Payments, Payments Everywhere
By David Dorf-Oracle on Aug 22, 2012
In order to sell a new product, you have to solve a problem. Emerging payment methods, by themselves, aren't really solving any problem. What's the pain point? Credit and debit cards work just fine (although EMV certainly helps reduce fraud, and retailers would love lower rates). Yet over the last couple months there seems to be a new announcement in this area every week, and they get lots of attention. As Rick Oglesby, a senior analyst with research firm Aite Group LLC., puts it, "This is not about payments -- it's about something bigger."
At stake is the relationship between the consumer and retailers, banks, CPG companies, telcos, and card brands.

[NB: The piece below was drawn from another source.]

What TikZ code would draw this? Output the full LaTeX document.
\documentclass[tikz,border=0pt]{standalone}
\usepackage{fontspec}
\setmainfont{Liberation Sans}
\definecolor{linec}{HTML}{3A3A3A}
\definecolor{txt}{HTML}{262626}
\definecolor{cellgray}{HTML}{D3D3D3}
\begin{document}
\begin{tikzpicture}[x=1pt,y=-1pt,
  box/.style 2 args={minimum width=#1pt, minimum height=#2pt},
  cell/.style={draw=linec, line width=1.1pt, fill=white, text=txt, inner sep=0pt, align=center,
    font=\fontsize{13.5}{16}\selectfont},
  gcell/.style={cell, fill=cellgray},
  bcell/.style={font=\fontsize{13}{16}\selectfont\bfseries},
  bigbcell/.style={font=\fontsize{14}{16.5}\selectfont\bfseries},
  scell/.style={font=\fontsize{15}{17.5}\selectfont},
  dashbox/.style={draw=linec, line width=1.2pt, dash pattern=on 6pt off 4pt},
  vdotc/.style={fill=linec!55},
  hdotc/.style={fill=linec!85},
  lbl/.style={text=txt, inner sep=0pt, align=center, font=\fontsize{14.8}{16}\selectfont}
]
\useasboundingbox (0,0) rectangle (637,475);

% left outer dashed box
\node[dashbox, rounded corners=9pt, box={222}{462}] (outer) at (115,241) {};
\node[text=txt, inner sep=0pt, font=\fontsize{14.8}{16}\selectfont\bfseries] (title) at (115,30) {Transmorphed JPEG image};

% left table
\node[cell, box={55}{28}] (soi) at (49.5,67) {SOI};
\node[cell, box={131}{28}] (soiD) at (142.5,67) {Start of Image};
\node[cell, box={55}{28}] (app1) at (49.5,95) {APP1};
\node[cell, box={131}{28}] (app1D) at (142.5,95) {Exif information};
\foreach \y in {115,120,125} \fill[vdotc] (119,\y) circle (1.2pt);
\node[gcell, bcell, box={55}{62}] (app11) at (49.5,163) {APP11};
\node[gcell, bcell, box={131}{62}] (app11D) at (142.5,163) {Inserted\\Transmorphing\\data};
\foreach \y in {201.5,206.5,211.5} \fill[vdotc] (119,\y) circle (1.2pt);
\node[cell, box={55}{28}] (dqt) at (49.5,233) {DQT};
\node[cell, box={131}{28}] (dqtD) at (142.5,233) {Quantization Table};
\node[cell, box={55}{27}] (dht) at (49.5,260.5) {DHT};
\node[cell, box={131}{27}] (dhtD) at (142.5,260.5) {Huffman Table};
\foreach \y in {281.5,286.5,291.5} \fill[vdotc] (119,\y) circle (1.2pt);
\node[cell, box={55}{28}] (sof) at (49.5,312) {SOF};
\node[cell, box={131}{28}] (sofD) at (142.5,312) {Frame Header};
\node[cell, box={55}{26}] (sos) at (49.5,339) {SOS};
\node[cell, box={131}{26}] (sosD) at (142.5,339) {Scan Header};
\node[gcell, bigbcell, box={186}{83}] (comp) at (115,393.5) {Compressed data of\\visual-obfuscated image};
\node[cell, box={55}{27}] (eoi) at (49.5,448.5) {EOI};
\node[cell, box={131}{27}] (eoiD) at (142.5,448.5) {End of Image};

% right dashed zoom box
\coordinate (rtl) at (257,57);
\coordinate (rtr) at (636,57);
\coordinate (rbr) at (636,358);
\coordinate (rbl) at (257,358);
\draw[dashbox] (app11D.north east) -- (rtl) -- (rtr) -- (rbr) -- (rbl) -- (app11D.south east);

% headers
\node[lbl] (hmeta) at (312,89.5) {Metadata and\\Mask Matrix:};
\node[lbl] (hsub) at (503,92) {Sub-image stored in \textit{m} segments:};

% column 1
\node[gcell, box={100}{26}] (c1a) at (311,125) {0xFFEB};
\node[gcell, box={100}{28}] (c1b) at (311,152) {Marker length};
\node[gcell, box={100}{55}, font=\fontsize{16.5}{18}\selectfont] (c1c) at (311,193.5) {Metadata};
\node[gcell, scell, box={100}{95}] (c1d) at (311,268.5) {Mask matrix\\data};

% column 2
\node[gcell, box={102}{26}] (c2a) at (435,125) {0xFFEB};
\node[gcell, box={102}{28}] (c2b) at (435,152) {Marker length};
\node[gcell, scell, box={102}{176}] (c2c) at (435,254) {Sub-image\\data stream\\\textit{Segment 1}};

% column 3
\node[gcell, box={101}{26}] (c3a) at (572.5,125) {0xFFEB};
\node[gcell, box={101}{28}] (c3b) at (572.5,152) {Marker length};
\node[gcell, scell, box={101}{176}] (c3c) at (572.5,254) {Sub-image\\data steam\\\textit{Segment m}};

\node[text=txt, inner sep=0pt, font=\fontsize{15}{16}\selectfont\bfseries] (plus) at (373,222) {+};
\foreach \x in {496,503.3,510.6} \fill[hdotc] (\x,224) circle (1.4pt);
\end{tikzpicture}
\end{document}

Steve Ranger over at CNET put it best when he said, "Right now, the mobile payments market reminds me a lot of the old cartoon show Wacky Races." I've described some of these solutions in past postings, but for a quick summary refer to Paula Rosemblum's recent posting.
Payments are table stakes. The jewel is the digital wallet, which typically contains value-added services beyond the payment itself. For a consumer it might be nice to put all her cards "in" her mobile phone, but its when loyalty cards, coupons, and offers are added that things get interesting. For a retailer, its all about two things: lowering fees and bettering the customer experience.
PayPal and Square are injecting much needed competition into the payment space, which in turn may lead to lower fees for retailers. Retailers aren't looking for zero because they know that card-based transactions lower their cash handling cost and decrease checkout time. There's value that's justifies reasonable fees, but I stress the word reasonable.
But its customer experience and that relationship I mentioned earlier that is the driving force here. Mobile phones suddenly make it possible to reach consumers as they shop, much like retailers do online. And thus they can be enticed with offers, coupons, and product information across channels. Payments are along for the ride.
So each time you read another announcement touting NFC or cloud-payments, look past the payment and consider the impact to customer experience. That's what will separate the winners and losers.